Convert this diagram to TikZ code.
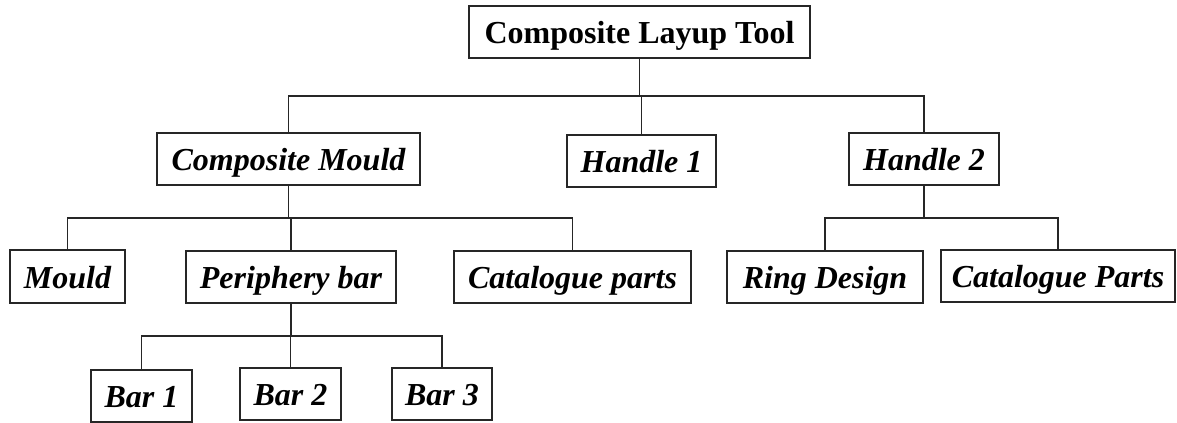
\documentclass[tikz,border=0pt]{standalone}
\usepackage{fontspec}
\setmainfont{Liberation Serif}
\begin{document}
\begin{tikzpicture}[x=0.75pt,y=-0.75pt,
  box/.style={draw=black!85,line width=1.1pt,fill=white,inner sep=0pt,
    text height=19pt,text depth=1pt,
    font=\fontsize{24}{28}\selectfont\bfseries\itshape},
  topbox/.style={box,font=\fontsize{24}{28}\selectfont\bfseries},
  link/.style={draw=black!85,line width=1.1pt}]
\useasboundingbox (0,0) rectangle (1177,423);
\node[topbox,minimum width=255.75pt,minimum height=39pt] (top) at (639.5,32) {Composite Layup Tool};
\node[box,minimum width=197.25pt,minimum height=39pt] (cm) at (288.5,159) {Composite Mould};
\node[box,minimum width=111.75pt,minimum height=39pt] (h1) at (641.5,161) {Handle 1};
\node[box,minimum width=112.5pt,minimum height=39pt] (h2) at (924,159) {Handle 2};
\node[box,minimum width=86.25pt,minimum height=39.75pt] (mould) at (67.5,276.5) {Mould};
\node[box,minimum width=157.5pt,minimum height=39pt] (pb) at (291,277) {Periphery bar};
\node[box,minimum width=177.75pt,minimum height=39pt] (cp) at (572.5,277) {Catalogue parts};
\node[box,minimum width=147pt,minimum height=39pt] (ring) at (825,277) {Ring Design};
\node[box,minimum width=175.5pt,minimum height=39pt] (cP) at (1058,276) {Catalogue Parts};
\node[box,minimum width=75.75pt,minimum height=39pt] (bar1) at (141.5,396) {Bar 1};
\node[box,minimum width=75.75pt,minimum height=39pt] (bar2) at (290.5,394) {Bar 2};
\node[box,minimum width=75pt,minimum height=39pt] (bar3) at (442,394) {Bar 3};
\coordinate (busA) at (0,96);
\coordinate (busB) at (0,218);
\coordinate (busC) at (0,336);
% level 1
\draw[link] (top.south) -- (top.south |- busA);
\draw[link] (cm.north) -- (cm.north |- busA) -- (h2.north |- busA) -- (h2.north);
\draw[link] (h1.north) -- (h1.north |- busA);
% composite mould children
\draw[link] (cm.south) -- (cm.south |- busB);
\draw[link] (mould.north) -- (mould.north |- busB) -- (cp.north |- busB) -- (cp.north);
\draw[link] (pb.north) -- (pb.north |- busB);
% handle 2 children
\draw[link] (h2.south) -- (h2.south |- busB);
\draw[link] (ring.north) -- (ring.north |- busB) -- (cP.north |- busB) -- (cP.north);
% periphery bar children
\draw[link] (pb.south) -- (pb.south |- busC);
\draw[link] (bar1.north) -- (bar1.north |- busC) -- (bar3.north |- busC) -- (bar3.north);
\draw[link] (bar2.north) -- (bar2.north |- busC);
\end{tikzpicture}
\end{document}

********************

■ Task description
Skip every picture and transcribe the data above exactly.

■ Solution to the exercise
Convert this diagram to TikZ code.
\documentclass[tikz,border=0pt]{standalone}
\usepackage{fontspec}
\setmainfont{Liberation Serif}
\begin{document}
\begin{tikzpicture}[x=0.75pt,y=-0.75pt,
  box/.style={draw=black!85,line width=1.1pt,fill=white,inner sep=0pt,
    text height=19pt,text depth=1pt,
    font=\fontsize{24}{28}\selectfont\bfseries\itshape},
  topbox/.style={box,font=\fontsize{24}{28}\selectfont\bfseries},
  link/.style={draw=black!85,line width=1.1pt}]
\useasboundingbox (0,0) rectangle (1177,423);
\node[topbox,minimum width=255.75pt,minimum height=39pt] (top) at (639.5,32) {Composite Layup Tool};
\node[box,minimum width=197.25pt,minimum height=39pt] (cm) at (288.5,159) {Composite Mould};
\node[box,minimum width=111.75pt,minimum height=39pt] (h1) at (641.5,161) {Handle 1};
\node[box,minimum width=112.5pt,minimum height=39pt] (h2) at (924,159) {Handle 2};
\node[box,minimum width=86.25pt,minimum height=39.75pt] (mould) at (67.5,276.5) {Mould};
\node[box,minimum width=157.5pt,minimum height=39pt] (pb) at (291,277) {Periphery bar};
\node[box,minimum width=177.75pt,minimum height=39pt] (cp) at (572.5,277) {Catalogue parts};
\node[box,minimum width=147pt,minimum height=39pt] (ring) at (825,277) {Ring Design};
\node[box,minimum width=175.5pt,minimum height=39pt] (cP) at (1058,276) {Catalogue Parts};
\node[box,minimum width=75.75pt,minimum height=39pt] (bar1) at (141.5,396) {Bar 1};
\node[box,minimum width=75.75pt,minimum height=39pt] (bar2) at (290.5,394) {Bar 2};
\node[box,minimum width=75pt,minimum height=39pt] (bar3) at (442,394) {Bar 3};
\coordinate (busA) at (0,96);
\coordinate (busB) at (0,218);
\coordinate (busC) at (0,336);
% level 1
\draw[link] (top.south) -- (top.south |- busA);
\draw[link] (cm.north) -- (cm.north |- busA) -- (h2.north |- busA) -- (h2.north);
\draw[link] (h1.north) -- (h1.north |- busA);
% composite mould children
\draw[link] (cm.south) -- (cm.south |- busB);
\draw[link] (mould.north) -- (mould.north |- busB) -- (cp.north |- busB) -- (cp.north);
\draw[link] (pb.north) -- (pb.north |- busB);
% handle 2 children
\draw[link] (h2.south) -- (h2.south |- busB);
\draw[link] (ring.north) -- (ring.north |- busB) -- (cP.north |- busB) -- (cP.north);
% periphery bar children
\draw[link] (pb.south) -- (pb.south |- busC);
\draw[link] (bar1.north) -- (bar1.north |- busC) -- (bar3.north |- busC) -- (bar3.north);
\draw[link] (bar2.north) -- (bar2.north |- busC);
\end{tikzpicture}
\end{document}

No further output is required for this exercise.